→ Request:
Which lines include the word "with"? Copy each of them.

→ Data lines:

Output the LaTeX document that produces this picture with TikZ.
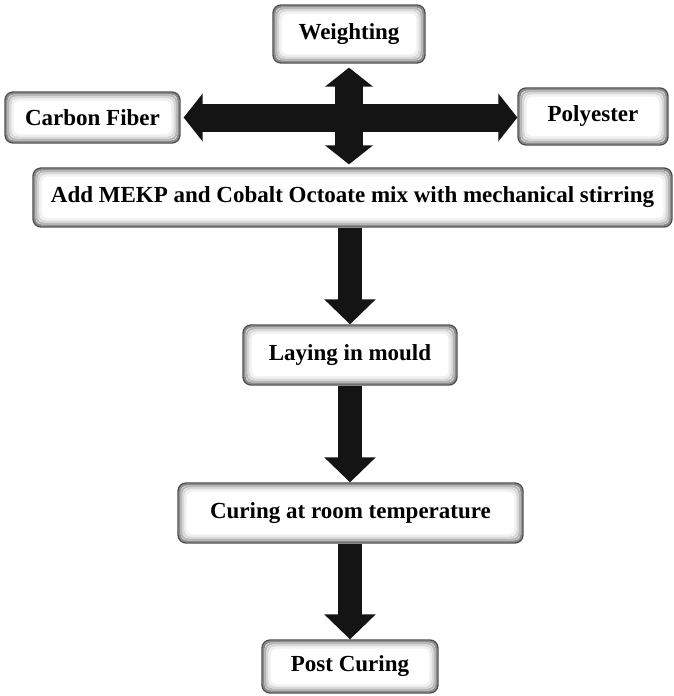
\documentclass[tikz,border=0pt]{standalone}
\usepackage{fontspec}
\setmainfont{Liberation Serif}
\usepackage{tikz}
\usetikzlibrary{arrows.meta, positioning}

\begin{document}
\begin{tikzpicture}[x=1pt, y=-1pt,
    stage/.style={draw=black!70, line width=1.3pt, rounded corners=8pt,
        fill=white, align=center,
        font=\fontsize{23}{27}\selectfont\bfseries,
        path picture={
            % soft inner edge of the box
            \foreach \k/\c in {1.5/45,3.5/28,5.5/15,7.5/6}
                \draw[black!\c, line width=2.2pt, rounded corners=7pt]
                    ([shift={(\k pt,-\k pt)}]path picture bounding box.north west)
                    rectangle ([shift={(-\k pt,\k pt)}]path picture bounding box.south east);
        }},
    bigflow/.style={draw=black!92, line width=24pt,
        -{Triangle[length=25pt, width=50pt]}},
    crossflow/.style={draw=black!92, line width=28pt,
        {Triangle[length=19pt, width=47pt]}-{Triangle[length=19pt, width=47pt]}}]
    \useasboundingbox (0,0) rectangle (674,696);

    % Boxes
    \node[stage, minimum width=152pt, minimum height=58pt] (weigh) at (349, 34) {Weighting};
    \node[stage, minimum width=175pt, minimum height=51pt] (carbon) at (92.5, 117.5) {Carbon Fiber};
    \node[stage, minimum width=150pt, minimum height=57pt] (poly) at (593, 116.5) {Polyester};
    \node[stage, minimum width=639pt, minimum height=59pt] (mekp) at (352.5, 197.5) {Add MEKP and Cobalt Octoate mix with mechanical stirring};
    \node[stage, minimum width=214pt, minimum height=60pt] (lay) at (350, 355) {Laying in mould};
    \node[stage, minimum width=345pt, minimum height=60pt] (cure) at (350.5, 513) {Curing at room temperature};
    \node[stage, minimum width=176pt, minimum height=53pt] (post) at (350, 666.5) {Post Curing};

    % Cross of double arrows
    \draw[crossflow, shorten <=3pt] (carbon.east) -- (carbon.east -| poly.west);
    \draw[crossflow, shorten <=4pt, shorten >=3pt] (weigh.south) -- (weigh.south |- mekp.north);

    % Downward flow
    \draw[bigflow] (lay.north |- mekp.south) -- (lay.north);
    \draw[bigflow] (lay.south) -- (cure.north -| lay.south);
    \draw[bigflow] (cure.south -| post.north) -- (post.north);
\end{tikzpicture}
\end{document}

→ Solution for this task:
Output the LaTeX document that produces this picture with TikZ.
    \node[stage, minimum width=639pt, minimum height=59pt] (mekp) at (352.5, 197.5) {Add MEKP and Cobalt Octoate mix with mechanical stirring};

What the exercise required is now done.